The park lends itself to travelers of varying physical capacities, offering activities that can easily be enjoyed by multiple generations. You can take the light 1.5-hour walk from the park’s entrance to the Limpiopungo Lagoon, where if you are lucky, you will be able to catch Cotopaxi’s looming reflection. You can also embark on some horseback riding amongst the park’s roaming wild horse population. Or take an e-bike tour to ease your lungs into the high altitude of 3,500 meters above sea level.
Peru: The Inca Trail
Come May, the ticket capacity for the coveted Inca Trail to Machu Picchu tends to fill up fast, precisely because of the marvelous weather conditions this time of year. Therefore, you will want to plan no less than six months ahead for your trip hiking the Inca Trail between May and August.

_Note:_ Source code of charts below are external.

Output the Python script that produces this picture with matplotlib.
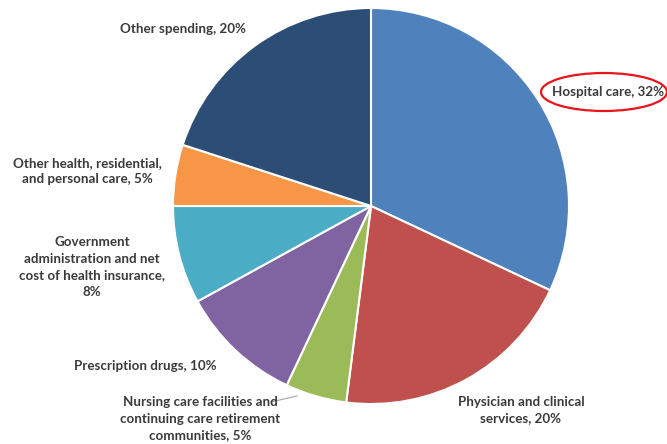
import matplotlib.pyplot as plt
from matplotlib.patches import Ellipse

# health spending shares, clockwise from 12 o'clock
categories = [
    "Hospital care",
    "Physician and clinical\nservices",
    "Nursing care facilities and\ncontinuing care retirement\ncommunities",
    "Prescription drugs",
    "Government\nadministration and net\ncost of health insurance,\n",
    "Other health, residential,\nand personal care",
    "Other spending",
]
shares = [32, 20, 5, 10, 8, 5, 20]
colors = ["#4F81BD", "#C0504D", "#9BBB59", "#8064A2", "#4BACC6", "#F79646", "#2C4D75"]

# label anchor points (pixels, from top-left)
label_pos = [(608, 92), (521, 410), (200, 419), (145, 366), (92, 267), (87, 171), (183, 29)]

W, H = 667, 444
fig = plt.figure(figsize=(W / 100, H / 100), dpi=100)
ax = fig.add_axes([0, 0, 1, 1])

ax.pie(shares, colors=colors, startangle=90, counterclock=False,
       center=(371, H - 206), radius=198, frame=True,
       wedgeprops=dict(edgecolor="white", linewidth=1.5))
ax.set_xlim(0, W)
ax.set_ylim(0, H)
ax.set_aspect("equal")
ax.axis("off")

for name, v, (x, y) in zip(categories, shares, label_pos):
    if name.endswith(",\n"):
        txt = f"{name}{v}%"
    else:
        txt = f"{name}, {v}%"
    ax.text(x, H - y, txt, ha="center", va="center", fontsize=9.6,
            fontweight="bold", color="#3A3A3A", family="Lato", linespacing=1.45)

# leader line for the nursing care slice
ax.plot([271, 297], [H - 402, H - 396], color="#A6A6A6", lw=0.8)

# highlight around hospital care
ax.add_patch(Ellipse((604, H - 92), 126, 38, fill=False, edgecolor="#E8141B", lw=1.6))

fig.savefig("out.png", dpi=100)
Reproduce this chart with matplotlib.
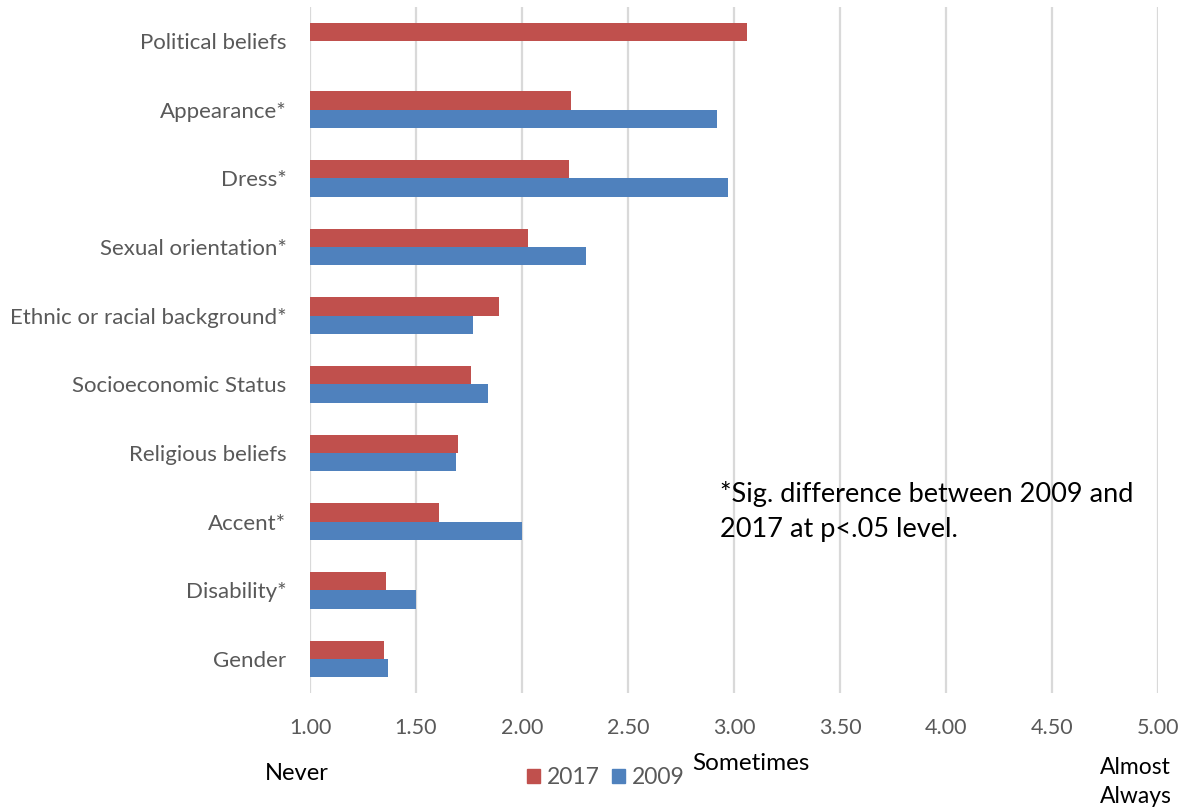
import numpy as np
import matplotlib
matplotlib.use("Agg")
import matplotlib.pyplot as plt
from matplotlib.patches import Patch

plt.rcParams['font.family'] = ['Lato', 'DejaVu Sans']

# categories from bottom to top
categories = ["Gender", "Disability*", "Accent*", "Religious beliefs",
              "Socioeconomic Status", "Ethnic or racial background*",
              "Sexual orientation*", "Dress*", "Appearance*", "Political beliefs"]
vals_2017 = [1.35, 1.36, 1.61, 1.70, 1.76, 1.89, 2.03, 2.22, 2.23, 3.06]
vals_2009 = [1.37, 1.50, 2.00, 1.69, 1.84, 1.77, 2.30, 2.97, 2.92, np.nan]
xticks = [1.00, 1.50, 2.00, 2.50, 3.00, 3.50, 4.00, 4.50, 5.00]

red = "#C0504D"
blue = "#4F81BD"
grey_txt = "#595959"

fig = plt.figure(figsize=(11.88, 8.11), dpi=100)
ax = fig.add_axes([310 / 1188, 1 - 693.3 / 811, 848 / 1188, 686.6 / 811])

y = np.arange(len(categories))
h = 0.265
base = 1.0
w17 = [v - base for v in vals_2017]
w09 = [v - base for v in vals_2009]
ax.barh(y + h / 2, w17, height=h, left=base, color=red, zorder=3)
ax.barh(y - h / 2, w09, height=h, left=base, color=blue, zorder=3)

ax.set_xlim(1, 5)
ax.set_ylim(-0.5, len(categories) - 0.5)
ax.set_xticks(xticks)
ax.set_xticklabels([f"{t:.2f}" for t in xticks])
ax.set_yticks(y)
ax.set_yticklabels(categories)
ax.tick_params(axis='both', length=0, colors=grey_txt)
ax.tick_params(axis='x', pad=18, labelsize=15.5)
ax.tick_params(axis='y', pad=17, labelsize=16)
ax.grid(axis='x', color="#D9D9D9", linewidth=1.6, zorder=0)
for s in ax.spines.values():
    s.set_visible(False)

fig.text(720 / 1188, 1 - 511 / 811, "*Sig. difference between 2009 and\n2017 at p<.05 level.",
         fontsize=19.5, color="black", va='center', ha='left', linespacing=1.5)

fig.text(265 / 1188, 1 - 773 / 811, "Never", fontsize=17, color="black", va='center')
fig.text(692 / 1188, 1 - 764 / 811, "Sometimes", fontsize=17.5, color="black", va='center')
fig.text(1100 / 1188, 1 - 782 / 811, "Almost\nAlways", fontsize=16.5, color="black",
         va='center', linespacing=1.45)

handles = [Patch(color=red, label="2017"), Patch(color=blue, label="2009")]
fig.legend(handles=handles, loc='center', bbox_to_anchor=(606 / 1188, 1 - 778 / 811),
           ncol=2, frameon=False, fontsize=16.5, handlelength=0.55, handleheight=0.55,
           handletextpad=0.3, columnspacing=0.55, labelcolor=grey_txt)

fig.savefig("out.png", dpi=100)
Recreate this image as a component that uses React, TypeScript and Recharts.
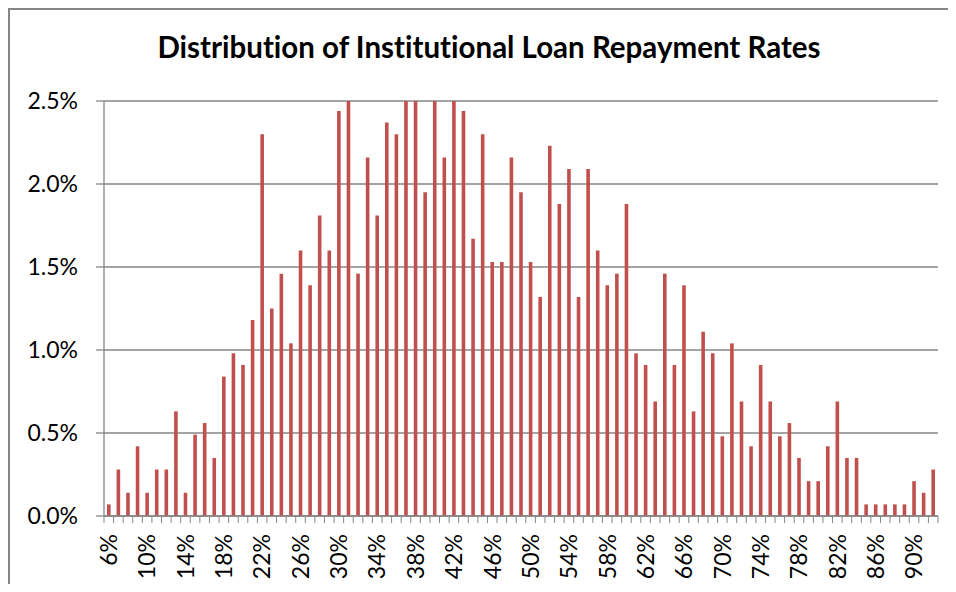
import { Bar, BarChart, CartesianGrid, XAxis, YAxis } from "recharts";

// repayment rate buckets (%)
const rates = [
  6, 7, 8, 9, 10, 11, 12, 13, 14, 15, 16, 17, 18, 19, 20, 21, 22, 23, 24, 25,
  26, 27, 28, 29, 30, 31, 32, 33, 34, 35, 36, 37, 38, 39, 40, 41, 42, 43, 44,
  45, 46, 47, 48, 49, 50, 51, 52, 53, 54, 55, 56, 57, 58, 59, 60, 61, 62, 63,
  64, 65, 66, 67, 68, 69, 70, 71, 72, 73, 74, 75, 76, 77, 78, 79, 80, 81, 82,
  83, 84, 85, 86, 87, 88, 89, 90, 91, 92,
];

// share of institutions (%)
const shares = [
  0.07, 0.28, 0.14, 0.42, 0.14, 0.28, 0.28, 0.63, 0.14, 0.49, 0.56, 0.35, 0.84,
  0.98, 0.91, 1.18, 2.3, 1.25, 1.46, 1.04, 1.6, 1.39, 1.81, 1.6,
  2.44, 2.5, 1.46, 2.16, 1.81, 2.37, 2.3, 2.5, 2.5, 1.95, 2.5, 2.16, 2.5, 2.44,
  1.67, 2.3, 1.53, 1.53, 2.16, 1.95, 1.53, 1.32, 2.23, 1.88, 2.09, 1.32, 2.09,
  1.6, 1.39, 1.46, 1.88,
  0.98, 0.91, 0.69, 1.46, 0.91, 1.39, 0.63, 1.11, 0.98, 0.48, 1.04, 0.69, 0.42,
  0.91, 0.69, 0.48, 0.56, 0.35, 0.21, 0.21, 0.42, 0.69, 0.35, 0.35, 0.07, 0.07,
  0.07, 0.07, 0.07, 0.21, 0.14, 0.28,
];

const yTicks = [0, 0.5, 1, 1.5, 2, 2.5];

const data = rates.map((r, i) => ({ rate: `${r}%`, share: shares[i] }));

const W = 940;
const H = 576;
const PLOT_LEFT = 96;
const PLOT_RIGHT = 930;
const GRAY = "#868686";
const FONT = "Lato, 'Open Sans', sans-serif";
const half = (PLOT_RIGHT - PLOT_LEFT) / rates.length / 2;

const XTick = (props: any) => {
  const { x, y, payload, index } = props;
  const last = index === rates.length - 1;
  return (
    <g>
      <line x1={x - half} x2={x - half} y1={y} y2={y + 7} stroke={GRAY} />
      {last && (
        <line x1={x + half} x2={x + half} y1={y} y2={y + 7} stroke={GRAY} />
      )}
      {index % 4 === 0 && (
        <g transform={`translate(${x},${y + 18})`}>
          <text
            transform="rotate(-90)"
            textAnchor="end"
            dy="0.36em"
            fontSize={23}
            fontFamily={FONT}
            fill="#000"
          >
            {payload.value}
          </text>
        </g>
      )}
    </g>
  );
};

export default function App() {
  return (
    <div style={{ position: "relative", width: W, height: H }}>
      <div
        style={{
          position: "absolute",
          left: 0,
          top: 0,
          width: W,
          height: H,
          borderLeft: `2px solid ${GRAY}`,
          borderTop: `2px solid ${GRAY}`,
          boxSizing: "border-box",
        }}
      />
      <svg
        width={W}
        height={80}
        style={{ position: "absolute", left: 0, top: 0, pointerEvents: "none" }}
      >
        <text
          x={481}
          y={50}
          textAnchor="middle"
          fontSize={29.5}
          fontWeight="bold"
          fontFamily={FONT}
          fill="#000"
          style={{ fontVariantLigatures: "none" }}
        >
          Distribution of Institutional Loan Repayment Rates
        </text>
      </svg>
      <div style={{ position: "absolute", left: 0, top: 0 }}>
        <BarChart
          width={W}
          height={H}
          data={data}
          margin={{ top: 93, right: W - PLOT_RIGHT, left: 0, bottom: 8 }}
        >
          <CartesianGrid vertical={false} stroke={GRAY} strokeWidth={1.3} />
          <XAxis
            dataKey="rate"
            interval={0}
            height={60}
            tickSize={0}
            tickMargin={0}
            tickLine={false}
            axisLine={{ stroke: GRAY, strokeWidth: 1.3 }}
            tick={<XTick />}
          />
          <YAxis
            width={PLOT_LEFT}
            domain={[0, 2.5]}
            ticks={yTicks}
            allowDataOverflow
            tickSize={8}
            tickMargin={18}
            tickFormatter={(v: number) => `${v.toFixed(1)}%`}
            axisLine={{ stroke: GRAY, strokeWidth: 1.3 }}
            tickLine={{ stroke: GRAY, strokeWidth: 1.3 }}
            tick={{ fontSize: 23, fontFamily: FONT, fill: "#000" }}
          />
          <Bar
            dataKey="share"
            fill="#C0504D"
            barSize={3.6}
            isAnimationActive={false}
          />
        </BarChart>
      </div>
    </div>
  );
}
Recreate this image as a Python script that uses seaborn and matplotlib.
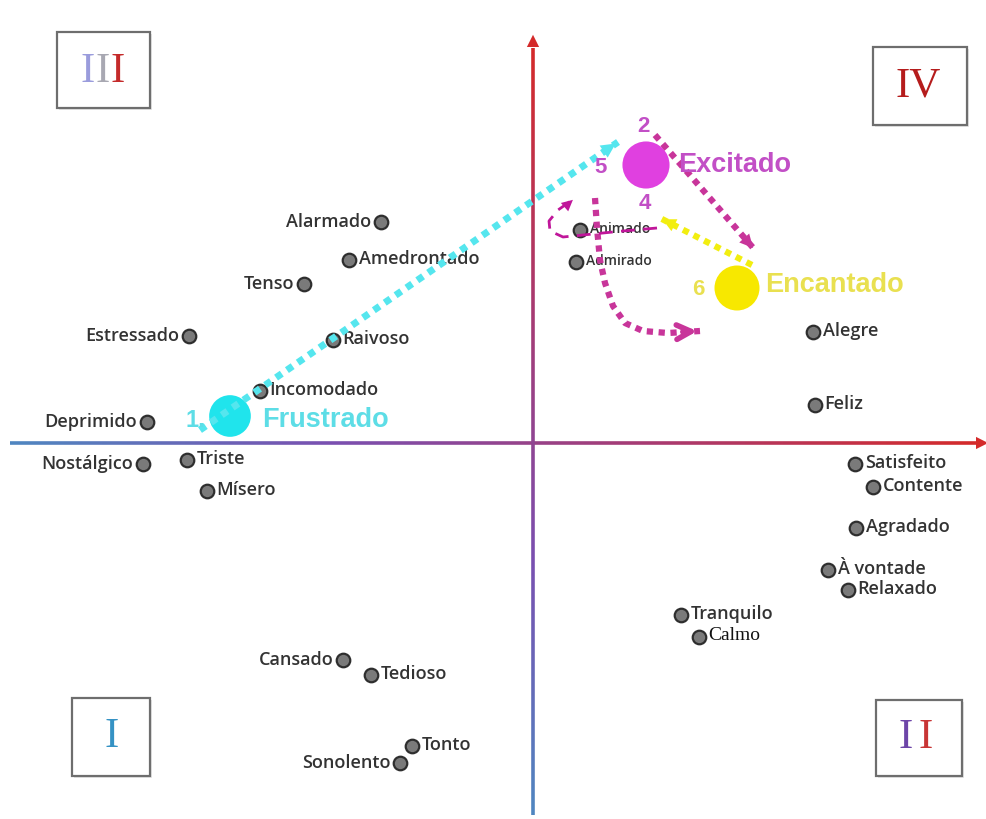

For those who worry about completing the four-day trek – camping and steep climbs included – there is a much shorter option that still offers an exciting challenge sans the potential stress. This “2-day Inca Trail” hike starts at km 104 of the train tracks to Aguas Calientes. It is about 7-8 hours hiking at a moderate pace before reaching the Sun Gate overlooking Machu Picchu. You most likely won’t have time to tour the citadel that day, so you can spend the evening at the Belmond Sanctuary Lodge or in the town of Aguas Calientes. Bright and early the next morning, you can take the bus up for your tour.
Bolivia: Isla del Sol
Venturing even further south to Bolivia, consider spending a night on Lake Titicaca’s Isla del Sol to catch the most spectacular sunset over the snowy Cordillera Blanca. You will also be able to explore some lovely hiking trails, from the more challenging climb to Cerro Uma Qolla to the less strenuous stroll from the north side of the island to the south side.
Either way, wandering Isla del Sol promises an Andean winter experience like no other, with the electric sun brightening the day and vast expanse of stars washing over the night.
Chile: Torres del Paine National Park
Journey even further south, following the Andes’ jagged peaks, and you will hit Patagonia, aka The End of the World. Home to nine national parks, the geographic region of Patagonia spans Chile and Argentina. Patagonia famously contains a seemingly endless collection of fjords, lakes, glaciers, deserts, and grasslands.
Torres del Paine National Park falls on the Chilean side of Patagonia, and the winter season of April through September technically marks their “off-season.” Despite this detail, visiting the Torres del Paine National Park during these months offers an unfiltered peek of the 181,000-hectare natural playground without dealing with distracting crowds. The wind chill is also significantly less during this time of year, and the weather proves spectacular from sunup around 9:30am to sundown around 6pm.
Argentina: The Nahuel Huapi National Park
The Andes mountain range actually serves as the border between Chilean Patagonia and Argentine Patagonia. Once crossing over into the Argentine side, you will find Bariloche, the Argentine Lake District, and the Nahuel Huapi National Park that encompasses both.
In addition to hiking, kayaking, white water rafting, and mountain biking, you also have the option to ski in the backcountry from late June to early September! Cerro Catedral, also known as Catedral Alta Patagonia, is one of the most developed ski centers in all of South America and can be found within the Nahuel Huapi National Park.
Whether you live to hike or simply love immersing yourself in nature, don’t miss your chance to explore these unique parks during your summer in Andean winter!